Classification of malignant and benign tumors using boundary characteristics in breast ultrasonograms.

We evaluated various spiculate and jagged margin shape features. These are known to be malignant characteristics in breast sonograms. A total of 79 breast ultrasonograms (60 benign, 19 malignant) containing solid breast nodules were evaluated. To determine the boundary of lesions, Markov random field segmentation was used. Our goal was to classify benign and malignant lesions on the breast sonogram. Our algorithm consisted of two steps: segmentation and classification. In the first step, a breast sonogram was segmented using low resolution and Gaussian-Markov random field. The fuzzy clustering method algorithm was then applied to the preprocessed image to initialize the segmentation.
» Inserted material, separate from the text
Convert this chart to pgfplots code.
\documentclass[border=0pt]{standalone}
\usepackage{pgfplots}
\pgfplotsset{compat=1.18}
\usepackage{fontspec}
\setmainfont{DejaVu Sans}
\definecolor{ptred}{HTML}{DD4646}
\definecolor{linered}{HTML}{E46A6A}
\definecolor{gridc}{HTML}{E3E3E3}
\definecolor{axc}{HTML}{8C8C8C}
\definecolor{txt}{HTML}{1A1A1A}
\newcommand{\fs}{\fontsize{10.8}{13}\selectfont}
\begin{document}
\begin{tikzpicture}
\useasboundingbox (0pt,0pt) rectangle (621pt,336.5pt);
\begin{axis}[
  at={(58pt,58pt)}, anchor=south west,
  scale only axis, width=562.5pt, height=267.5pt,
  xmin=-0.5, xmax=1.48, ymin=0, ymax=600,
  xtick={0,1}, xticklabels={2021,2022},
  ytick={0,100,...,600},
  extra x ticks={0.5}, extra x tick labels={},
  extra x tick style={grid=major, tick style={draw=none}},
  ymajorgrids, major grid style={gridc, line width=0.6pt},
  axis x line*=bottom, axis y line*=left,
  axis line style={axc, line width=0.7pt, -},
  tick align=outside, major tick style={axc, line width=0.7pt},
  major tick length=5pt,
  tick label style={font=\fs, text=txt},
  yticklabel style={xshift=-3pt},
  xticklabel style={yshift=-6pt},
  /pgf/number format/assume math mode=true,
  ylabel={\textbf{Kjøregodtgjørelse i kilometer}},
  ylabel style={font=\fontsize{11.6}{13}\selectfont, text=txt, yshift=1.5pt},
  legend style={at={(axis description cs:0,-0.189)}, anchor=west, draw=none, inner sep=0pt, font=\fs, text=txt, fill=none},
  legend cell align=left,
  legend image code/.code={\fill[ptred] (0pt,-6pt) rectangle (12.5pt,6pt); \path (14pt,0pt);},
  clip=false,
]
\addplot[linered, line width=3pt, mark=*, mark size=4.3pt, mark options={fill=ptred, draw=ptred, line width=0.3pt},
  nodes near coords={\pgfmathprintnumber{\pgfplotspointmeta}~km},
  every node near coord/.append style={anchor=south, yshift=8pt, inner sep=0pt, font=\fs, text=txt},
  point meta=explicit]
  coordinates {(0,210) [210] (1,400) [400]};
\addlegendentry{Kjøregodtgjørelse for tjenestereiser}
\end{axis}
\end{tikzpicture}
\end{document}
Next, to discriminate benign and malignant tumors three types of lesion characteristics were investigated: jag count, compactness, and acutance. Jag count was calculated based on the derivative of curvature, acutance was defined as gray-level variations across the lesion boundary, and compactness was defined as the ratio of boundary complexity to the enclosed area. Sensitivity of the three boundary features (jag count, compactness, and acutance) was 95.1, 94.1, and 81.1%, respectively, and their specificities were 97.2, 92.0, and 78%, respectively. The jag count performed best among the three boundary features. Our results indicate that computerized analysis of boundary characteristics can be an effective method for classifying solid breast nodules in ultrasonograms as malignant or benign. We found that curvature analysis was the best shape features. The curvature method classifies better than the compactness or acutance methods.